** BEGIN Dataset content **

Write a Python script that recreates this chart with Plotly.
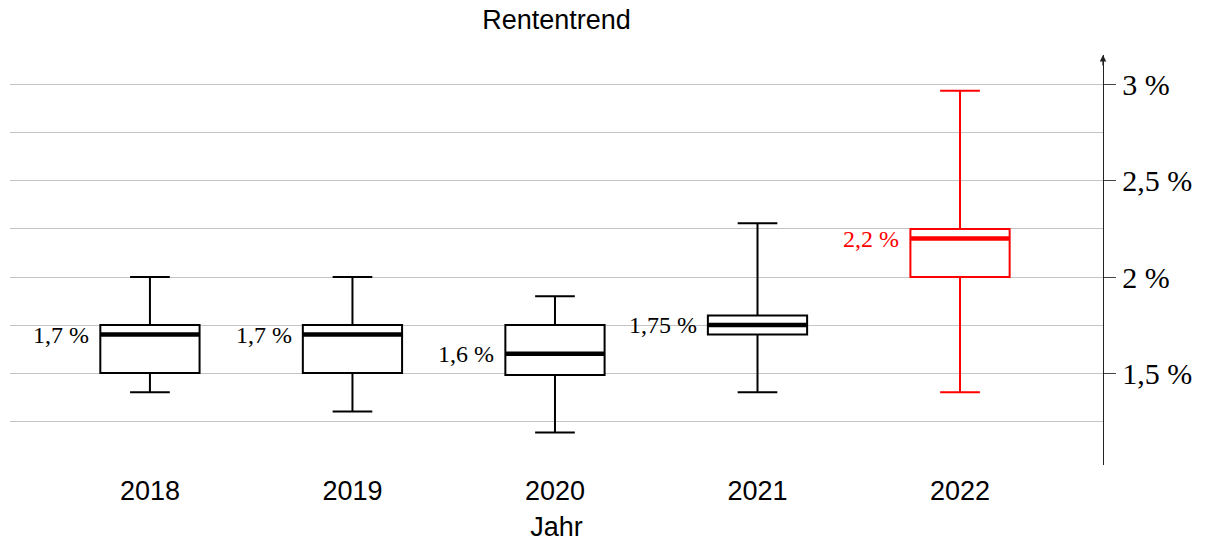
import plotly.graph_objects as go

years = ["2018", "2019", "2020", "2021", "2022"]
lower = [1.4, 1.3, 1.19, 1.4, 1.4]
q1 = [1.5, 1.5, 1.49, 1.7, 2.0]
median = [1.7, 1.7, 1.6, 1.75, 2.2]
q3 = [1.75, 1.75, 1.75, 1.8, 2.25]
upper = [2.0, 2.0, 1.9, 2.28, 2.97]
colors = ["black", "black", "black", "black", "#ff0000"]
median_labels = ["1,7 %", "1,7 %", "1,6 %", "1,75 %", "2,2 %"]

y_tick_vals = [1.5, 2.0, 2.5, 3.0]
y_tick_text = ["1,5 %", "2 %", "2,5 %", "3 %"]
grid_vals = [1.25, 1.5, 1.75, 2.0, 2.25, 2.5, 2.75, 3.0]

BOX_W = 0.49

fig = go.Figure()
for i, yr in enumerate(years):
    fig.add_trace(go.Box(
        x=[i], q1=[q1[i]], median=[median[i]], q3=[q3[i]],
        lowerfence=[lower[i]], upperfence=[upper[i]],
        width=BOX_W, whiskerwidth=0.4,
        line=dict(color=colors[i], width=2),
        fillcolor="white", boxpoints=False, hoverinfo="skip",
        showlegend=False, name=yr,
    ))
    fig.add_shape(type="line", xref="x", yref="y",
                  x0=i - BOX_W / 2, x1=i + BOX_W / 2,
                  y0=median[i], y1=median[i],
                  line=dict(color=colors[i], width=4.5), layer="above")
    fig.add_annotation(x=i - BOX_W / 2, y=median[i], xref="x", yref="y",
                       text=median_labels[i], showarrow=False,
                       xanchor="right", yanchor="middle", xshift=-9,
                       font=dict(family="Liberation Serif", size=24, color=colors[i]))

# arrow on top of y axis
fig.add_annotation(x=1, y=1, xref="paper", yref="paper", ax=0, ay=12,
                   axref="pixel", ayref="pixel", text="", showarrow=True,
                   arrowhead=2, arrowsize=1, arrowwidth=1.3, arrowcolor="#222")

fig.update_layout(
    width=1207, height=542,
    margin=dict(l=10, r=104, t=55, b=77, autoexpand=False),
    paper_bgcolor="white", plot_bgcolor="white",
    title=dict(text="Rententrend", x=0.5, xref="paper", xanchor="center",
               y=1 - 20 / 542, yanchor="middle", automargin=False,
               font=dict(family="Liberation Sans", size=27, color="black")),
    xaxis=dict(range=[-0.691, 4.706], tickvals=list(range(len(years))),
               ticktext=years, showgrid=False, zeroline=False, showline=False,
               ticks="", ticklabelstandoff=7, automargin=True,
               tickfont=dict(family="Liberation Sans", size=27, color="black"),
               title=dict(text="Jahr", standoff=12,
                          font=dict(family="Liberation Sans", size=27, color="black"))),
    yaxis=dict(side="right", range=[1.021, 3.156], tickvals=y_tick_vals,
               ticktext=y_tick_text, ticks="outside", ticklen=12, tickwidth=1,
               tickcolor="#444", showline=True, linecolor="#222", linewidth=1.3,
               showgrid=True, gridcolor="#c4c4c4", gridwidth=1, zeroline=False,
               automargin=False,
               tickfont=dict(family="Liberation Serif", size=30, color="black"),
               minor=dict(tickvals=grid_vals, showgrid=True, gridcolor="#c4c4c4",
                          gridwidth=1, ticks="")),
)

fig.write_html("out.html", config={"displayModeBar": False},
               post_script="document.body.style.margin='0';document.body.style.overflow='hidden';")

** END Dataset content **

▶ _What to work on_: Return the material line for line, from its beginning to the line that contains "BOX_W = 0.49", with the pictures left out.

▶ _In response_:
Write a Python script that recreates this chart with Plotly.
import plotly.graph_objects as go

years = ["2018", "2019", "2020", "2021", "2022"]
lower = [1.4, 1.3, 1.19, 1.4, 1.4]
q1 = [1.5, 1.5, 1.49, 1.7, 2.0]
median = [1.7, 1.7, 1.6, 1.75, 2.2]
q3 = [1.75, 1.75, 1.75, 1.8, 2.25]
upper = [2.0, 2.0, 1.9, 2.28, 2.97]
colors = ["black", "black", "black", "black", "#ff0000"]
median_labels = ["1,7 %", "1,7 %", "1,6 %", "1,75 %", "2,2 %"]

y_tick_vals = [1.5, 2.0, 2.5, 3.0]
y_tick_text = ["1,5 %", "2 %", "2,5 %", "3 %"]
grid_vals = [1.25, 1.5, 1.75, 2.0, 2.25, 2.5, 2.75, 3.0]

BOX_W = 0.49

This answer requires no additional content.